### DATA ENTRIES
<<<<
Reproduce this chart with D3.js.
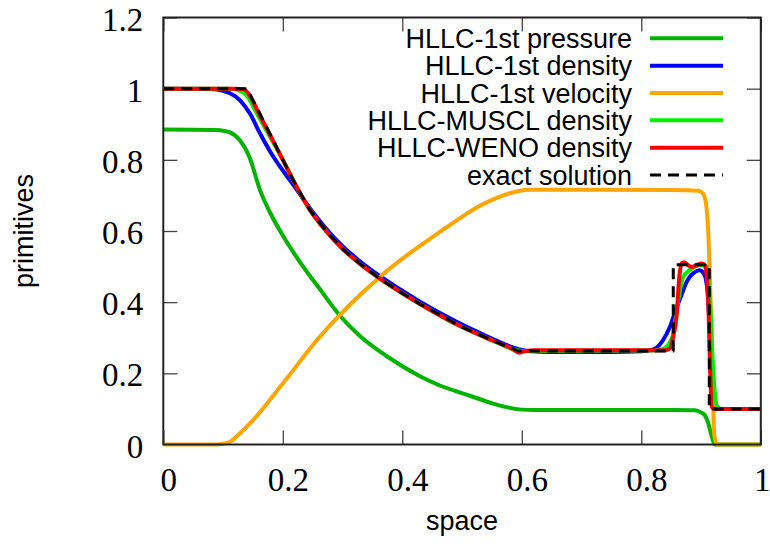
<!DOCTYPE html>
<html>
<head>
<meta charset="utf-8">
<script src="https://cdn.jsdelivr.net/npm/d3@7"></script>
<style>
  body { margin: 0; background: #fff; }
  svg { display: block; }
</style>
</head>
<body>
<svg width="770" height="549"></svg>
<script>
// values: [space, value]
const pressure1st = [[0,0.885],[0.09,0.884],[0.0949,0.883],[0.1116,0.877],[0.128,0.855],[0.145,0.804],[0.1618,0.715],
  [0.1786,0.652],[0.2008,0.585],[0.229,0.512],[0.2624,0.436],[0.2957,0.362],[0.329,0.305],[0.374,0.248],[0.4296,0.192],
  [0.46,0.168],[0.4966,0.146],[0.513,0.137],[0.552,0.115],[0.58,0.103],[0.6,0.098],[0.62,0.097],[0.85,0.097],
  [0.89,0.096],[0.9,0.09],[0.906,0.083],[0.912,0.06],[0.918,0.022],[0.923,0],[1,0]]

const density1st = [[0,1],[0.08,0.999],[0.1,0.994],[0.1116,0.987],[0.128,0.968],[0.145,0.93],[0.162,0.874],[0.18,0.82],
  [0.2,0.77],[0.2176,0.73],[0.245,0.665],[0.2734,0.605],[0.3,0.557],[0.329,0.515],[0.3627,0.473],[0.4,0.432],
  [0.4296,0.401],[0.4966,0.34],[0.55,0.298],[0.575,0.279],[0.594,0.268],[0.61,0.263],[0.65,0.26],[0.75,0.26],
  [0.8,0.262],[0.82,0.267],[0.835,0.29],[0.848,0.331],[0.858,0.38],[0.865,0.41],[0.876,0.457],[0.89,0.485],
  [0.898,0.49],[0.906,0.476],[0.912,0.406],[0.916,0.265],[0.92,0.134],[0.926,0.104],[0.935,0.1],[1,0.1]]

const velocity1st = [[0,0],[0.09,0],[0.1,0.002],[0.112,0.008],[0.128,0.031],[0.15,0.068],[0.175,0.118],[0.19,0.15],
  [0.2176,0.209],[0.2455,0.27],[0.27,0.318],[0.2957,0.364],[0.329,0.42],[0.3627,0.471],[0.3794,0.495],[0.4128,0.538],
  [0.4464,0.578],[0.4966,0.636],[0.5078,0.649],[0.53,0.671],[0.558,0.693],[0.58,0.706],[0.597,0.713],[0.61,0.716],
  [0.7,0.716],[0.85,0.715],[0.895,0.713],[0.903,0.706],[0.908,0.68],[0.912,0.6],[0.916,0.4],[0.919,0.2],
  [0.922,0.03],[0.926,0],[1,0]]

const densityMuscl = [[0,1],[0.11,1],[0.125,0.996],[0.14,0.98],[0.155,0.935],[0.17,0.89],[0.2,0.8],[0.2176,0.742],
  [0.245,0.66],[0.2734,0.598],[0.3,0.55],[0.329,0.508],[0.3627,0.466],[0.4,0.425],[0.4296,0.395],[0.4966,0.333],
  [0.55,0.293],[0.585,0.268],[0.6,0.263],[0.82,0.264],[0.835,0.268],[0.8425,0.275],[0.8535,0.312],[0.862,0.406],
  [0.87,0.471],[0.881,0.49],[0.898,0.504],[0.909,0.501],[0.915,0.406],[0.92,0.219],[0.926,0.111],[0.932,0.1],[1,0.1]]

const densityWeno = [[0,1],[0.12,1],[0.135,0.998],[0.145,0.98],[0.16,0.93],[0.18,0.866],[0.2,0.8],[0.2176,0.742],
  [0.245,0.66],[0.2734,0.598],[0.3,0.55],[0.329,0.508],[0.3627,0.466],[0.4,0.425],[0.4296,0.395],[0.4966,0.333],
  [0.55,0.293],[0.585,0.268],[0.595,0.258],[0.605,0.262],[0.62,0.265],[0.84,0.265],[0.848,0.27],[0.853,0.3],
  [0.859,0.36],[0.8636,0.471],[0.8676,0.509],[0.872,0.512],[0.876,0.507],[0.884,0.499],[0.8928,0.504],[0.901,0.509],
  [0.906,0.505],[0.91,0.46],[0.912,0.406],[0.915,0.219],[0.918,0.106],[0.922,0.1],[1,0.1]]

const exactDensity = [[0,1],[0.14,1],[0.16,0.935],[0.18,0.868],[0.2,0.8],[0.2176,0.742],[0.245,0.66],[0.2734,0.598],
  [0.3,0.55],[0.329,0.508],[0.3627,0.466],[0.4,0.425],[0.4296,0.395],[0.4966,0.333],[0.55,0.293],[0.594,0.263],
  [0.8535,0.263],[0.8535,0.505],[0.9138,0.505],[0.9138,0.1],[1,0.1]]

const seriesNames = ['HLLC-1st pressure', 'HLLC-1st density', 'HLLC-1st velocity',
  'HLLC-MUSCL density', 'HLLC-WENO density', 'exact solution']
const seriesColors = ['#00b400', '#0000ff', '#ffa500', '#00f000', '#ff0000', '#000000']

const xTicks = [0, 0.2, 0.4, 0.6, 0.8, 1]
const xTickLabels = ['0', '0.2', '0.4', '0.6', '0.8', '1']
const yTicks = [0, 0.2, 0.4, 0.6, 0.8, 1, 1.2]
const yTickLabels = ['0', '0.2', '0.4', '0.6', '0.8', '1', '1.2']

const svg = d3.select('svg')
const plotLeft = 163.3, plotRight = 760.8, plotTop = 17.5, plotBottom = 444.5
const tickLen = 14

const x = d3.scaleLinear().domain([0, 1]).range([plotLeft, plotRight])
const y = d3.scaleLinear().domain([0, 1.2]).range([plotBottom, plotTop])

const serif = '"Liberation Serif", "Times New Roman", serif'
const sans = '"Liberation Sans", Arial, Helvetica, sans-serif'

// ticks, all four sides pointing inward
const styleTicks = g => {
    g.select('.domain').remove()
    g.selectAll('.tick line').attr('stroke', '#444').attr('stroke-width', 1.3)
}

svg.append('g')
    .attr('transform', `translate(0,${plotBottom})`)
    .call(d3.axisBottom(x).tickValues(xTicks).tickSize(-tickLen).tickSizeOuter(0)
        .tickFormat((d, i) => xTickLabels[i]))
    .call(styleTicks)
    .call(g => g.selectAll('text')
        .attr('y', 46.5).attr('dy', null)
        .attr('dx', (d, i) => i === xTicks.length - 1 ? 1 : 5)
        .attr('fill', '#000')
        .style('font-family', serif).style('font-size', '33px'))

svg.append('g')
    .attr('transform', `translate(${plotLeft},0)`)
    .call(d3.axisLeft(y).tickValues(yTicks).tickSize(-tickLen).tickSizeOuter(0)
        .tickPadding(20)
        .tickFormat((d, i) => yTickLabels[i]))
    .call(styleTicks)
    .call(g => g.selectAll('text')
        .attr('dy', 12.5)
        .attr('fill', '#000')
        .style('font-family', serif).style('font-size', '33px'))

svg.append('g')
    .attr('transform', `translate(0,${plotTop})`)
    .call(d3.axisTop(x).tickValues(xTicks).tickSize(-tickLen).tickSizeOuter(0).tickFormat(''))
    .call(styleTicks)

svg.append('g')
    .attr('transform', `translate(${plotRight},0)`)
    .call(d3.axisRight(y).tickValues(yTicks).tickSize(-tickLen).tickSizeOuter(0).tickFormat(''))
    .call(styleTicks)

// curves, drawn in legend order
const lineSmooth = d3.line().x(d => x(d[0])).y(d => y(d[1])).curve(d3.curveMonotoneX)
const lineStraight = d3.line().x(d => x(d[0])).y(d => y(d[1]))

const curves = [pressure1st, density1st, velocity1st, densityMuscl, densityWeno, exactDensity]

curves.forEach((data, i) => {
    const isExact = i === 5
    svg.append('path')
        .datum(data)
        .attr('d', isExact ? lineStraight : lineSmooth)
        .attr('fill', 'none')
        .attr('stroke', seriesColors[i])
        .attr('stroke-width', isExact ? 3 : 4)
        .attr('stroke-linejoin', 'round')
        .attr('stroke-dasharray', isExact ? '11,7' : null)
})

// border
svg.append('rect')
    .attr('x', plotLeft).attr('y', plotTop)
    .attr('width', plotRight - plotLeft).attr('height', plotBottom - plotTop)
    .attr('fill', 'none')
    .attr('stroke', '#222')
    .attr('stroke-width', 2)

// legend
const legend = svg.append('g')
const rowY = i => 38.3 + i * 27.35
seriesNames.forEach((name, i) => {
    legend.append('text')
        .text(name)
        .attr('x', 632)
        .attr('y', rowY(i) + 9.5)
        .attr('text-anchor', 'end')
        .style('font-family', sans)
        .style('font-size', '27px')
        .attr('fill', '#000')
    legend.append('line')
        .attr('x1', 650).attr('x2', 723)
        .attr('y1', rowY(i)).attr('y2', rowY(i))
        .attr('stroke', seriesColors[i])
        .attr('stroke-width', i === 5 ? 3 : 4)
        .attr('stroke-dasharray', i === 5 ? '11,7' : null)
})

// axis labels
svg.append('text')
    .text('space')
    .attr('x', (plotLeft + plotRight) / 2)
    .attr('y', 530)
    .attr('text-anchor', 'middle')
    .style('font-family', sans)
    .style('font-size', '27px')

svg.append('text')
    .text('primitives')
    .attr('transform', `translate(33,${(plotTop + plotBottom) / 2}) rotate(-90)`)
    .attr('text-anchor', 'middle')
    .style('font-family', sans)
    .style('font-size', '27px')
</script>
</body>
</html>
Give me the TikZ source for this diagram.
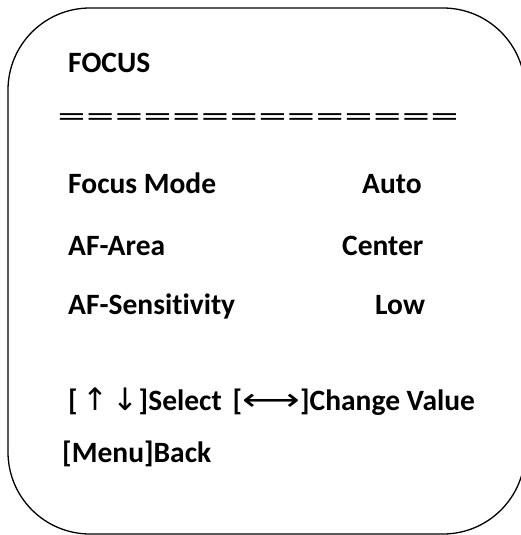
\documentclass[tikz,border=0pt]{standalone}
\usepackage{fontspec}
\setmainfont[Ligatures=NoCommon]{Carlito}
\newfontfamily\arrowfont{DejaVu Sans}
\newcommand\eqbar{\makebox[28.7pt]{\scalebox{1.9}[1]{=}}}
\newcommand\arr[1]{{\arrowfont\mdseries\fontsize{31}{32}\selectfont #1}}
\begin{document}
\begin{tikzpicture}[x=1pt,y=1pt,
  lbl/.style={anchor=base west, inner sep=0pt, font=\fontsize{29.5}{31}\selectfont\bfseries},
  frame/.style={draw=black, line width=1.3pt, rounded corners=82pt}]
\useasboundingbox (0,0) rectangle (520,-535);
\draw[frame] (8,-8) rectangle (525,-534);
\node[lbl] (title) at (68,-72) {FOCUS};
\node[anchor=west, inner sep=0pt, font=\fontsize{30}{32}\selectfont] (sep) at (57,-120) {\eqbar\eqbar\eqbar\eqbar\eqbar\eqbar\eqbar\eqbar\eqbar\eqbar\eqbar\eqbar\eqbar\eqbar};
\node[lbl] (fm) at (68,-193) {Focus Mode};
\node[lbl] (fmv) at (362,-193) {Auto};
\node[lbl] (aa) at (68,-255) {AF-Area};
\node[lbl] (aav) at (342,-255) {Center};
\node[lbl] (as) at (68,-314) {AF-Sensitivity};
\node[lbl] (asv) at (375,-314) {Low};
\node[lbl] (sel) at (68,-410) {[\hspace{5pt}\arr{↑}\hspace{4pt}\arr{↓}\hspace{0pt}]Select\hspace{11pt}[\scalebox{1.3}[1]{\arr{⟷}}]Change Value};
\node[lbl] (back) at (62,-462) {[Menu]Back};
\end{tikzpicture}
\end{document}
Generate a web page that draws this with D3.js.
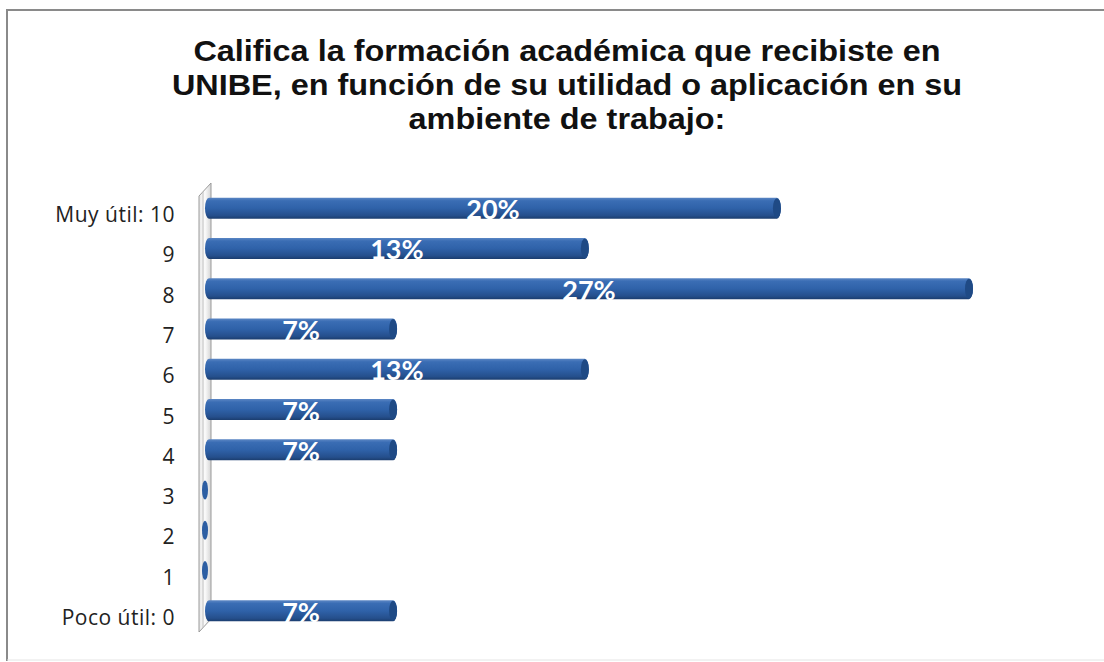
<!DOCTYPE html>
<html><head><meta charset="utf-8">
<script src="https://cdn.jsdelivr.net/npm/d3@7"></script>
<style>body{margin:0;background:#fff}svg{display:block}</style>
</head><body>
<svg id="c" width="1104" height="662"></svg>
<script>
const titleLines = ["Califica la formación académica que recibiste en","UNIBE, en función de su utilidad o aplicación en su","ambiente de trabajo:"];
const categories = ["Muy útil: 10","9","8","7","6","5","4","3","2","1","Poco útil: 0"];
const values = [20, 13.33, 26.67, 6.67, 13.33, 6.67, 6.67, 0, 0, 0, 6.67];
const labels = ["20%","13%","27%","7%","13%","7%","7%","","","","7%"];

const svg = d3.select("#c");
const defs = svg.append("defs");
const g1 = defs.append("linearGradient").attr("id","barg").attr("x1",0).attr("y1",0).attr("x2",0).attr("y2",1);
[[0,"#5b86c4"],[0.15,"#3a6db4"],[0.5,"#2f62a9"],[0.85,"#254f8c"],[1,"#1b3d6e"]].forEach(d=>g1.append("stop").attr("offset",d[0]).attr("stop-color",d[1]));
const g2 = defs.append("linearGradient").attr("id","wallg").attr("x1",0).attr("y1",0).attr("x2",1).attr("y2",0);
[[0,"#e8e8e8"],[0.5,"#fbfbfb"],[1,"#d5d5d5"]].forEach(d=>g2.append("stop").attr("offset",d[0]).attr("stop-color",d[1]));

// frame
svg.append("path").attr("d","M7,661 L7,10 L1104,10").attr("fill","none").attr("stroke","#8a8a8a").attr("stroke-width",2);
svg.append("line").attr("x1",7).attr("x2",1104).attr("y1",660).attr("y2",660).attr("stroke","#e4e4e4");

// title
const tg = svg.append("g").attr("transform","translate(567,0) scale(1.08,1)");
tg.selectAll("text").data(titleLines).join("text").attr("x",0).attr("y",(d,i)=>61+i*34).attr("text-anchor","middle")
  .style("font-family","Liberation Sans, Arial, sans-serif").style("font-weight","bold").style("font-size","30px").attr("fill","#111")
  .text(d=>d);

const x = d3.scaleLinear().domain([0,26.67]).range([205,973]);
const y = d3.scaleBand().domain(categories).range([188,631]).paddingInner(0.5).paddingOuter(0.25);
const bh = 21;

// wall
svg.append("path").attr("d","M199,196 L211,183 L211,619 L199,632 Z").attr("fill","url(#wallg)").attr("stroke","#9a9a9a").attr("stroke-width",1);
svg.append("line").attr("x1",203).attr("x2",203).attr("y1",192).attr("y2",628).attr("stroke","#c0c0c0").attr("stroke-width",1);

const cy = d => y(d)+y.bandwidth()/2;

// y axis labels
svg.append("g").selectAll("text").data(categories).join("text")
  .attr("x",175).attr("y",d=>cy(d)+14).attr("text-anchor","end")
  .style("font-family","Open Sans, sans-serif").style("font-size","21px").style("letter-spacing","0.5px").attr("fill","#222").text(d=>d);

const bars = svg.append("g");
categories.forEach((c,i)=>{
  const v = values[i];
  const yc = cy(c);
  if (v>0){
    const x0 = x(0), x1 = x(v);
    bars.append("path")
      .attr("d",`M${x0+4},${yc-bh/2} L${x1-4},${yc-bh/2} A4,${bh/2} 0 0 1 ${x1-4},${yc+bh/2} L${x0+4},${yc+bh/2} A4,${bh/2} 0 0 1 ${x0+4},${yc-bh/2} Z`)
      .attr("fill","url(#barg)");
    bars.append("ellipse").attr("cx",x1-4).attr("cy",yc).attr("rx",4).attr("ry",bh/2-0.5).attr("fill","#1f4a85");
  } else {
    bars.append("ellipse").attr("cx",x(0)).attr("cy",yc).attr("rx",3).attr("ry",bh/2-1).attr("fill","#2c5ea3");
  }
});

svg.append("g").selectAll("text").data(categories).join("text")
  .attr("x",(d,i)=>(x(0)+x(values[i]))/2).attr("y",d=>cy(d)+11).attr("text-anchor","middle")
  .style("font-family","Lato, Carlito, sans-serif").style("font-weight","bold").style("font-size","27px").attr("fill","#fff")
  .text((d,i)=>labels[i]);
</script>
</body></html>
>>>>
### REQUIREMENTS
Return every line above that contains the word "this".

### THE RESPONSE
Reproduce this chart with D3.js.
Give me the TikZ source for this diagram.
Generate a web page that draws this with D3.js.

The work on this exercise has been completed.